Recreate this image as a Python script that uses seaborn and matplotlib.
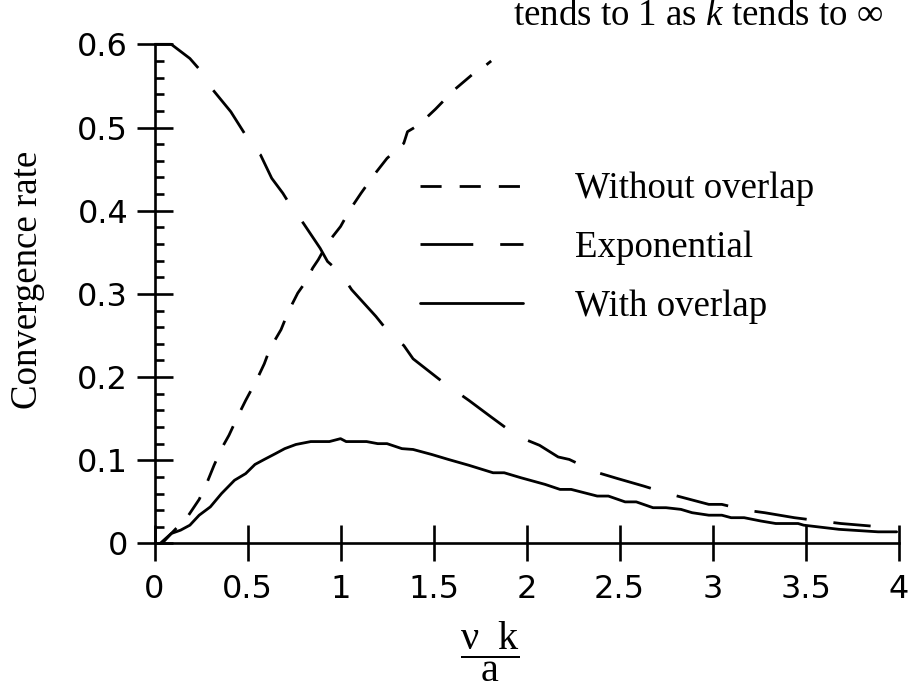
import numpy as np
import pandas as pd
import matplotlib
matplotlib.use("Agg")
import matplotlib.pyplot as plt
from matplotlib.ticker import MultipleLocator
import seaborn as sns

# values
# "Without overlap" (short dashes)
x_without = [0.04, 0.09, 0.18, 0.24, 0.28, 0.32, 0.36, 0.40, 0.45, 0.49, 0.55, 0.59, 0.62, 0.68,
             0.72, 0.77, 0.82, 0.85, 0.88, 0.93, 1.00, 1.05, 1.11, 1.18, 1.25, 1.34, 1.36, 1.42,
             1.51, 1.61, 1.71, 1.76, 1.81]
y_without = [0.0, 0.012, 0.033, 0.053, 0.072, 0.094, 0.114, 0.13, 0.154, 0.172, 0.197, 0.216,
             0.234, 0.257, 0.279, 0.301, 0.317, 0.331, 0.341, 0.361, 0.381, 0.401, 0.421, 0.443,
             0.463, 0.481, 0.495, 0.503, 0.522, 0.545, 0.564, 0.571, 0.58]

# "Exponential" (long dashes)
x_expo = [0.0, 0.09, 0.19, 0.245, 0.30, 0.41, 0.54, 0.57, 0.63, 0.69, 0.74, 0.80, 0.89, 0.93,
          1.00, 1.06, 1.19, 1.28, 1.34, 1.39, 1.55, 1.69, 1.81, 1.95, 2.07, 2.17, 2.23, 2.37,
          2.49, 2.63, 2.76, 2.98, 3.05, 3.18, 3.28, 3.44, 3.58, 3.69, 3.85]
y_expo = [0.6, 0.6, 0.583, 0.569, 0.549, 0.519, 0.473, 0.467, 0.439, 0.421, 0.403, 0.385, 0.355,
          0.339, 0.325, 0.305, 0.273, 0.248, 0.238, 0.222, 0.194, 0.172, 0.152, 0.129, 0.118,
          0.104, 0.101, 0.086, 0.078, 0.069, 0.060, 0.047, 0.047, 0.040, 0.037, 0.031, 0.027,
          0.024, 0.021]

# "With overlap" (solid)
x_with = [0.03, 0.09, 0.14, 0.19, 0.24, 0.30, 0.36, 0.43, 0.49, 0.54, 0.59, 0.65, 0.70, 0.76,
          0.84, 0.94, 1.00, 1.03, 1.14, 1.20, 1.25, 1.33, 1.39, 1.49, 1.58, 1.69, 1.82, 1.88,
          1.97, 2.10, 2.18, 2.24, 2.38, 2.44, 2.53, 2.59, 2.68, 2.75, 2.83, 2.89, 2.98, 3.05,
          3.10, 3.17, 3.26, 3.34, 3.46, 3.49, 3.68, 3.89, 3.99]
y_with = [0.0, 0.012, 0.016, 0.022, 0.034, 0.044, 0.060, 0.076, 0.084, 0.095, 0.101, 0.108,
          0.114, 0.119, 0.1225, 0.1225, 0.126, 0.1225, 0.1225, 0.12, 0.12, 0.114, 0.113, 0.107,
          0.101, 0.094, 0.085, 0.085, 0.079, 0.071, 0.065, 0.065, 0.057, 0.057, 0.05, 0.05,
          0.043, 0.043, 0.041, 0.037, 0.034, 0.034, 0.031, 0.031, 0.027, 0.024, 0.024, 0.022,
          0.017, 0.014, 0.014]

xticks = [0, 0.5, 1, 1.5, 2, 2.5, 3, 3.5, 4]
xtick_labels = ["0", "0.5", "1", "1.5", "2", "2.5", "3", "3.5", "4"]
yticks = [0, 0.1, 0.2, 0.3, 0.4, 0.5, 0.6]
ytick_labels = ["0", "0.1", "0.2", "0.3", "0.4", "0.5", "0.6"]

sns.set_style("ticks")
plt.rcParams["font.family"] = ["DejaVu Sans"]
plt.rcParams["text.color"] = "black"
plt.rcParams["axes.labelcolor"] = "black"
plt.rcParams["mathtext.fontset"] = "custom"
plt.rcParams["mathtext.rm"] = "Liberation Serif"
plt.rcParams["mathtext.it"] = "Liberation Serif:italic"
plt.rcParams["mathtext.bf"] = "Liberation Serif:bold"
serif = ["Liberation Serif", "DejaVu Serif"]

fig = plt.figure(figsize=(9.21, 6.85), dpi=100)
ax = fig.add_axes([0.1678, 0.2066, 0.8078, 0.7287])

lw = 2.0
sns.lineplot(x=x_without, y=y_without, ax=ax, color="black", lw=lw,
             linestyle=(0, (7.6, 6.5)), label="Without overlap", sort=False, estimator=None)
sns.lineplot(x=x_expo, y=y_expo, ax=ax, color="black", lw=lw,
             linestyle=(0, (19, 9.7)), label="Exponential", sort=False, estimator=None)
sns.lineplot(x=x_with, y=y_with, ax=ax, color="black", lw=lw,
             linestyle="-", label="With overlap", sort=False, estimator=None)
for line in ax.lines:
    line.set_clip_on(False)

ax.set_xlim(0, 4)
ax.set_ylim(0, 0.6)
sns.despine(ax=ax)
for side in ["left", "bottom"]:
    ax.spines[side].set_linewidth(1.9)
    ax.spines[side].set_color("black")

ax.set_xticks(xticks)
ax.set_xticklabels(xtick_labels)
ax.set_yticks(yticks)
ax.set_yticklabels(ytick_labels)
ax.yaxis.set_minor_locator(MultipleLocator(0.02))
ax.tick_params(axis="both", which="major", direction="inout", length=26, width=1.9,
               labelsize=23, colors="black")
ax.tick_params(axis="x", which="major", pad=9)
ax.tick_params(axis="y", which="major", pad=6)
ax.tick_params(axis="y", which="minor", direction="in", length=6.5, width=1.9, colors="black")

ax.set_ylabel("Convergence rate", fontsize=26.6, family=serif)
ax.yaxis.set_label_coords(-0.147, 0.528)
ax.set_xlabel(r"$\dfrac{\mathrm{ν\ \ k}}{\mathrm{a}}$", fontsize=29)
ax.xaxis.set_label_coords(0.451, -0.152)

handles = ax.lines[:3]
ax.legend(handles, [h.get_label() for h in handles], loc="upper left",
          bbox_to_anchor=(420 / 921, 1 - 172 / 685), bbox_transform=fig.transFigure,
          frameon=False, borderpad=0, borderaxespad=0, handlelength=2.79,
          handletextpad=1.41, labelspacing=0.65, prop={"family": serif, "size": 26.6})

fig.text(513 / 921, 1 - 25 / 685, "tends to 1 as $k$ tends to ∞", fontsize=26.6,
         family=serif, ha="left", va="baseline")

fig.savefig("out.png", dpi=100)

________

**What is needed:** Leave out the pictures and restate, word for word, the lines from the top of the data through the line containing "import seaborn as sns", both included.

**Result of the exercise:**
Recreate this image as a Python script that uses seaborn and matplotlib.
import numpy as np
import pandas as pd
import matplotlib
matplotlib.use("Agg")
import matplotlib.pyplot as plt
from matplotlib.ticker import MultipleLocator
import seaborn as sns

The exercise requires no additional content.